# [DIRECTION]
Extract only the first line of the listing and every line after it up to and including the one with "Weights are from". Omit the pictures.

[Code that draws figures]
----

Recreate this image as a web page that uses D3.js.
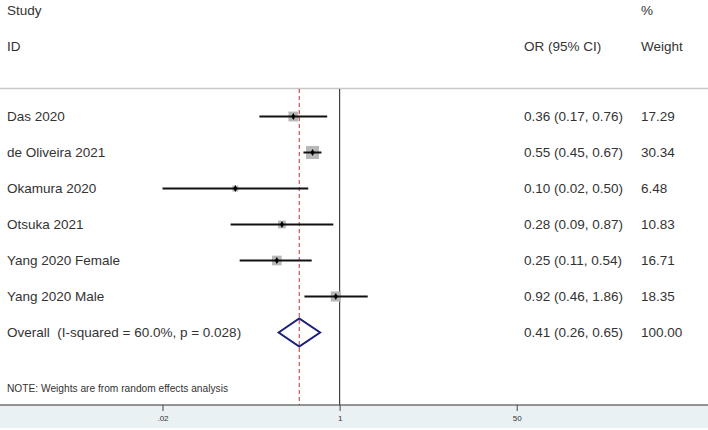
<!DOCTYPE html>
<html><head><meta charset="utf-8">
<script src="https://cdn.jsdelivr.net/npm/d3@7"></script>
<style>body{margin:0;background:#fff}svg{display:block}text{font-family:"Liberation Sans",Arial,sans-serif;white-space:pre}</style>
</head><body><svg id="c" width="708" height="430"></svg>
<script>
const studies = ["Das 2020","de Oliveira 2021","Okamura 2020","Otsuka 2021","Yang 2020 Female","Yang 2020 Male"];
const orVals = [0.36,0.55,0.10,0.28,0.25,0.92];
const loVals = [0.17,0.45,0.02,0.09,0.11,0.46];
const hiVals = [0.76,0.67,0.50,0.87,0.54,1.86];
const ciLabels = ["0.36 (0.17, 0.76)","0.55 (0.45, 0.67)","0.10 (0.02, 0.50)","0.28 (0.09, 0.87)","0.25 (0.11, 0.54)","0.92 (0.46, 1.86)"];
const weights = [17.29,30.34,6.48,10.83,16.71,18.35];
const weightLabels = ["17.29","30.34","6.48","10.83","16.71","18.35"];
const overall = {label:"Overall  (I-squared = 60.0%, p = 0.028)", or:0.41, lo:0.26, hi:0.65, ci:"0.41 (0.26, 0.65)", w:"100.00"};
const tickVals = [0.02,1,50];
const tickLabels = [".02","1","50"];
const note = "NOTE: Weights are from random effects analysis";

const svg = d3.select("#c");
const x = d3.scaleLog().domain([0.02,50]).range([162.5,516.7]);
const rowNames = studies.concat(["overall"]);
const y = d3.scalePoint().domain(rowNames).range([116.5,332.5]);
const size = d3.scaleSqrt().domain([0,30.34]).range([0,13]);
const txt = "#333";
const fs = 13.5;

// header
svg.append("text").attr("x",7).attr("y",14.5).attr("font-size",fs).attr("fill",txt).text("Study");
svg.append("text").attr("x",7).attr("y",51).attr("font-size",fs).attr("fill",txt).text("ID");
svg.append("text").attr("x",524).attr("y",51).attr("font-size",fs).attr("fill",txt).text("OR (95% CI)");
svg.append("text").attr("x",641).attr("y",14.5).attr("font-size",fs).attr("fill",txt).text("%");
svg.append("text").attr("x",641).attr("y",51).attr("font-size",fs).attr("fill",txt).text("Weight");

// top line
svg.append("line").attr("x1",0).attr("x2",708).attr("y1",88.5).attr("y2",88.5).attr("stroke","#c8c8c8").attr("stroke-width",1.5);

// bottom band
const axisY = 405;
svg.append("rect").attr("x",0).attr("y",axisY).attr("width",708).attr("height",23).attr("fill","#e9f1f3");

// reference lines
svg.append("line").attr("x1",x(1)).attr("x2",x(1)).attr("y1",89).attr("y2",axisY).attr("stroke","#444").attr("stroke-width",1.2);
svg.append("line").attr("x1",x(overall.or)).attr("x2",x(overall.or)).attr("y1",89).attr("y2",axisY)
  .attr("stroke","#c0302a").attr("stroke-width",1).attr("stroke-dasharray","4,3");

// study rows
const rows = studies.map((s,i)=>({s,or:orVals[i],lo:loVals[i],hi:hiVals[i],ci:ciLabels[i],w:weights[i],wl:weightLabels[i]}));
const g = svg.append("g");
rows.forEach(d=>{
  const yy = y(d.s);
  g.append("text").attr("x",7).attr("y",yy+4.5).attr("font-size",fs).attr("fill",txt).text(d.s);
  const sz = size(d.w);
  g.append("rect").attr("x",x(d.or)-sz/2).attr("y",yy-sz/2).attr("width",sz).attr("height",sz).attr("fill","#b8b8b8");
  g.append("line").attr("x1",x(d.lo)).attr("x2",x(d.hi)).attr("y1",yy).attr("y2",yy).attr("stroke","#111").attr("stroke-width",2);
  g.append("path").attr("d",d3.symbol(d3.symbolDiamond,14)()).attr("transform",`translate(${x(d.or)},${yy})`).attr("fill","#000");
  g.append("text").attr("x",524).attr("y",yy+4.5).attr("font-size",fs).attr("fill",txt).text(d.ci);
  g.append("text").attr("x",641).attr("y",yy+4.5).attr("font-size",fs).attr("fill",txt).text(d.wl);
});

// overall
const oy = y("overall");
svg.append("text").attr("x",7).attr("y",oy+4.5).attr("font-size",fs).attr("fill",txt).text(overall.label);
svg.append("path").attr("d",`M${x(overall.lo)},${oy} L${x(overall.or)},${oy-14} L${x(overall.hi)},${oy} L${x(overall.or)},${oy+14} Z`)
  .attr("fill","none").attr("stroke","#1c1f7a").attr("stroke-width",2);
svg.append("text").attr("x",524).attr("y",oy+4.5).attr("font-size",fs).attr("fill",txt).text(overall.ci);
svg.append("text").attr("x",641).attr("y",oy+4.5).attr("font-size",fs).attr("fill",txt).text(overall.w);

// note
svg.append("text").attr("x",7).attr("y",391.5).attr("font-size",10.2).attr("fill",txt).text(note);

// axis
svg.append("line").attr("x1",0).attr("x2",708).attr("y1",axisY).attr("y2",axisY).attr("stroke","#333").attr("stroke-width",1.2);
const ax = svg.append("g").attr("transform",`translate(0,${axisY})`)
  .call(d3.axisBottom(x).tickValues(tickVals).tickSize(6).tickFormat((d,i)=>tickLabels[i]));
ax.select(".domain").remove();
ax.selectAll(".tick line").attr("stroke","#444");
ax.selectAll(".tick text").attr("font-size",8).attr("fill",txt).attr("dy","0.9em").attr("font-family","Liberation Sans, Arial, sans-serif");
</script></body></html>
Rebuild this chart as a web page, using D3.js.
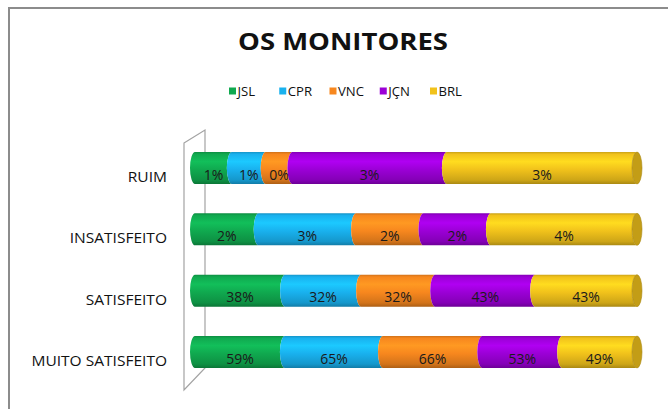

----

# [FULL RESPONSE]
Recreate this image as a web page that uses D3.js.
<!DOCTYPE html>
<html><head><meta charset="utf-8">
<script src="https://cdn.jsdelivr.net/npm/d3@7"></script>
<style>body{margin:0;background:#fff}svg{display:block}text{font-family:"Liberation Sans",Arial,sans-serif;white-space:pre}</style>
</head><body><svg id="c" width="708" height="430"></svg>
<script>
const studies = ["Das 2020","de Oliveira 2021","Okamura 2020","Otsuka 2021","Yang 2020 Female","Yang 2020 Male"];
const orVals = [0.36,0.55,0.10,0.28,0.25,0.92];
const loVals = [0.17,0.45,0.02,0.09,0.11,0.46];
const hiVals = [0.76,0.67,0.50,0.87,0.54,1.86];
const ciLabels = ["0.36 (0.17, 0.76)","0.55 (0.45, 0.67)","0.10 (0.02, 0.50)","0.28 (0.09, 0.87)","0.25 (0.11, 0.54)","0.92 (0.46, 1.86)"];
const weights = [17.29,30.34,6.48,10.83,16.71,18.35];
const weightLabels = ["17.29","30.34","6.48","10.83","16.71","18.35"];
const overall = {label:"Overall  (I-squared = 60.0%, p = 0.028)", or:0.41, lo:0.26, hi:0.65, ci:"0.41 (0.26, 0.65)", w:"100.00"};
const tickVals = [0.02,1,50];
const tickLabels = [".02","1","50"];
const note = "NOTE: Weights are from random effects analysis";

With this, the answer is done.